Investigating Eddies From Coincident Seismic and Hydrographic Measurements in the Chukchi Borderlands, the Western Arctic Ocean

Abstract

AbstractHalocline eddies transport mass and energy across the Arctic Ocean. Seismic oceanography uses multichannel seismic reflection (MCS) data to create high resolution images of the water column, revealing oceanic fine structures. In this paper, we present water column images processed from MCS data acquired during cruise MGL1112 on the Chukchi Borderlands in the western Arctic Ocean. Combined with along‐track images of current velocities measured during MCS acquisition by a hull‐mounted acoustic Doppler current profilers, a total of 23 mesoscale eddies were detected, of which 19 are anticyclonic, and 4 are cyclonic.

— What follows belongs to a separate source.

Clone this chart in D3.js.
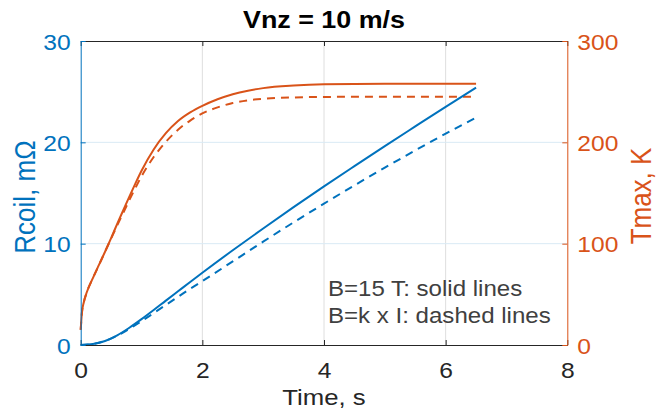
<!DOCTYPE html>
<html>
<head>
<meta charset="utf-8">
<script src="https://cdn.jsdelivr.net/npm/d3@7"></script>
<style>
  html, body { margin: 0; padding: 0; background: #fff; }
  svg { display: block; font-family: "Liberation Sans", Arial, sans-serif; }
</style>
</head>
<body>
<svg id="chart" width="658" height="415"></svg>
<script>
// ---- data ----
const timeR = [0, 0.2, 0.4, 0.6, 0.8, 1.0, 1.2, 1.4, 1.6, 1.8, 2.0, 2.5, 3.0, 3.5, 4.0, 4.5, 5.0, 5.5, 6.0, 6.5];
const rcoilSolid = [0, 0.1, 0.4, 0.95, 1.7, 2.55, 3.45, 4.38, 5.3, 6.22, 7.13, 9.35, 11.5, 13.6, 15.65, 17.65, 19.63, 21.57, 23.5, 25.4];
const rcoilDashed = [0, 0.1, 0.4, 0.92, 1.6, 2.35, 3.15, 3.95, 4.75, 5.55, 6.3, 8.25, 10.2, 12.1, 13.95, 15.75, 17.5, 19.2, 20.85, 22.45];

const timeT = [0, 0.02, 0.05, 0.1, 0.2, 0.3, 0.4, 0.5, 0.6, 0.7, 0.8, 0.9, 1.0, 1.2, 1.4, 1.6, 1.8, 2.0, 2.25, 2.5, 2.75, 3.0, 3.5, 4.0, 5.0, 6.0, 6.5];
const tmaxSolid = [15, 32, 42, 52, 66, 79, 92, 105.5, 119.5, 133, 146.5, 159.5, 172, 193, 209, 221, 229.5, 236, 242.5, 247.5, 251, 253.5, 256, 257.2, 257.7, 257.8, 257.8];
const tmaxDashed = [15, 32, 42, 52, 66, 79, 92, 105, 118, 130.5, 143, 155, 166.5, 185.5, 200.5, 212.5, 221.5, 228.5, 234.5, 238.8, 241.5, 243, 244.3, 244.8, 245, 245, 245];

const xTicks = [0, 2, 4, 6, 8];
const yLeftTicks = [0, 10, 20, 30];
const yRightTicks = [0, 100, 200, 300];

const title = "Vnz = 10 m/s";
const xLabel = "Time, s";
const yLeftLabel = "Rcoil, m\u03A9";
const yRightLabel = "Tmax, K";
const note1 = "B=15 T: solid lines";
const note2 = "B=k x I: dashed lines";

// ---- layout ----
const BLUE = "#0072BD", ORANGE = "#D95319", DARK = "#262626";
const L = 80.7, R = 567.3, T = 41, B = 345;
const svg = d3.select("#chart");

const x = d3.scaleLinear().domain([0, 8]).range([L, R]);
const yL = d3.scaleLinear().domain([0, 30]).range([B, T]);
const yR = d3.scaleLinear().domain([0, 300]).range([B, T]);

const SX = 1.12; // horizontal stretch of the reference text
function stretched(sel, ax, ay) {
  sel.attr("transform", `translate(${ax},${ay}) scale(${SX},1)`);
}

// grid
const g = svg.append("g");
g.selectAll("line.vg").data(xTicks.slice(1, -1)).enter().append("line")
  .attr("x1", d => x(d)).attr("x2", d => x(d)).attr("y1", T).attr("y2", B)
  .attr("stroke", "#dedede").attr("stroke-width", 1);
g.selectAll("line.hg").data(yLeftTicks.slice(1, -1)).enter().append("line")
  .attr("x1", L).attr("x2", R).attr("y1", d => yL(d)).attr("y2", d => yL(d))
  .attr("stroke", "#d9eaf5").attr("stroke-width", 1);

// lines
const lineR = (ys) => d3.line().x((d, i) => x(timeR[i])).y(d => yL(d)).curve(d3.curveMonotoneX)(ys);
const lineT = (ys) => d3.line().x((d, i) => x(timeT[i])).y(d => yR(d)).curve(d3.curveMonotoneX)(ys);

svg.append("path").attr("d", lineT(tmaxDashed)).attr("fill", "none").attr("stroke", ORANGE).attr("stroke-width", 2).attr("stroke-dasharray", "8,6");
svg.append("path").attr("d", lineT(tmaxSolid)).attr("fill", "none").attr("stroke", ORANGE).attr("stroke-width", 2);
svg.append("path").attr("d", lineR(rcoilDashed)).attr("fill", "none").attr("stroke", BLUE).attr("stroke-width", 2).attr("stroke-dasharray", "8,6");
svg.append("path").attr("d", lineR(rcoilSolid)).attr("fill", "none").attr("stroke", BLUE).attr("stroke-width", 2);

// axes (MATLAB style: ticks inward)
const axB = svg.append("g").attr("transform", `translate(0,${B})`)
  .call(d3.axisBottom(x).tickValues(xTicks).tickSizeInner(-5).tickSizeOuter(0).tickFormat(d3.format("d")));
axB.select(".domain").attr("stroke", DARK);
axB.selectAll(".tick line").attr("stroke", DARK);
axB.selectAll(".tick text").attr("fill", DARK).attr("font-size", 22).attr("dy", null).attr("y", 0)
  .each(function () { stretched(d3.select(this), 0, 33); });

const axT = svg.append("g").attr("transform", `translate(0,${T})`)
  .call(d3.axisTop(x).tickValues(xTicks).tickSizeInner(-5).tickSizeOuter(0).tickFormat(""));
axT.select(".domain").attr("stroke", DARK);
axT.selectAll(".tick line").attr("stroke", DARK);

const axL = svg.append("g").attr("transform", `translate(${L},0)`)
  .call(d3.axisLeft(yL).tickValues(yLeftTicks).tickSizeInner(-5).tickSizeOuter(0).tickFormat(d3.format("d")));
axL.select(".domain").attr("stroke", BLUE);
axL.selectAll(".tick line").attr("stroke", BLUE);
axL.selectAll(".tick text").attr("fill", BLUE).attr("font-size", 22).attr("x", 0).attr("dy", null)
  .each(function () { stretched(d3.select(this), -10, 8); });

const axR = svg.append("g").attr("transform", `translate(${R},0)`)
  .call(d3.axisRight(yR).tickValues(yRightTicks).tickSizeInner(-5).tickSizeOuter(0).tickFormat(d3.format("d")));
axR.select(".domain").attr("stroke", ORANGE);
axR.selectAll(".tick line").attr("stroke", ORANGE);
axR.selectAll(".tick text").attr("fill", ORANGE).attr("font-size", 22).attr("x", 0).attr("dy", null)
  .each(function () { stretched(d3.select(this), 10, 8); });

svg.selectAll(".tick text").attr("font-family", "Liberation Sans, Arial, sans-serif");

// title and labels
svg.append("text").text(title).attr("text-anchor", "middle").attr("font-weight", "bold")
  .attr("font-size", 24).attr("fill", "#000")
  .call(s => stretched(s, (L + R) / 2, 28));

svg.append("text").text(xLabel).attr("text-anchor", "middle").attr("font-size", 23).attr("fill", DARK)
  .call(s => stretched(s, (L + R) / 2, 405));

svg.append("text").text(yLeftLabel).attr("text-anchor", "middle").attr("font-size", 26).attr("fill", BLUE)
  .attr("transform", `translate(35,197) rotate(-90) scale(1,${SX})`);

svg.append("text").text(yRightLabel).attr("text-anchor", "middle").attr("font-size", 26).attr("fill", ORANGE)
  .attr("transform", `translate(651,196) rotate(-90) scale(1,${SX})`);

svg.append("text").text(note1).attr("font-size", 21.5).attr("fill", "#404040")
  .call(s => stretched(s, 328, 296));
svg.append("text").text(note2).attr("font-size", 21.5).attr("fill", "#404040")
  .call(s => stretched(s, 328, 323));
</script>
</body>
</html>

They correspond to the lentoid and mounded reflections on the seismic images, respectively. These shallow eddies are constrained by the halocline and occur in regions with rugged seafloor. The geometric parameters of these eddies were estimated from the underway data collected during MGL1112. These parameters could be valuable for modeling 3D eddy structures and validating high‐resolution climate projection models. Expendable Bathythermography (XBT) profiles of water temperature and sound speed versus depth were collected during this ruise. Three of the 24 XBT stations sampled eddies opportunely, we found one was warm‐core and two were cold‐core anticyclonic eddies combined with historical conductivity‐temperature‐depth data. The cores of these eddies might be made up of Pacific water. We synthesized the MCS records with coincident and historical hydrographic data which permitted distinctions between the seismic responses of the eddies. Distinctive reflection structures are observed around the eddy core (e.g., chaotic, imbricate, layered, and listric reflections), which could constrain stirring and mixing process of the eddies. These results are useful for better understanding the structure and evolution of the eddies on the Chukchi Borderlands and better understanding regional mass and energy transport processes in the western Arctic Ocean.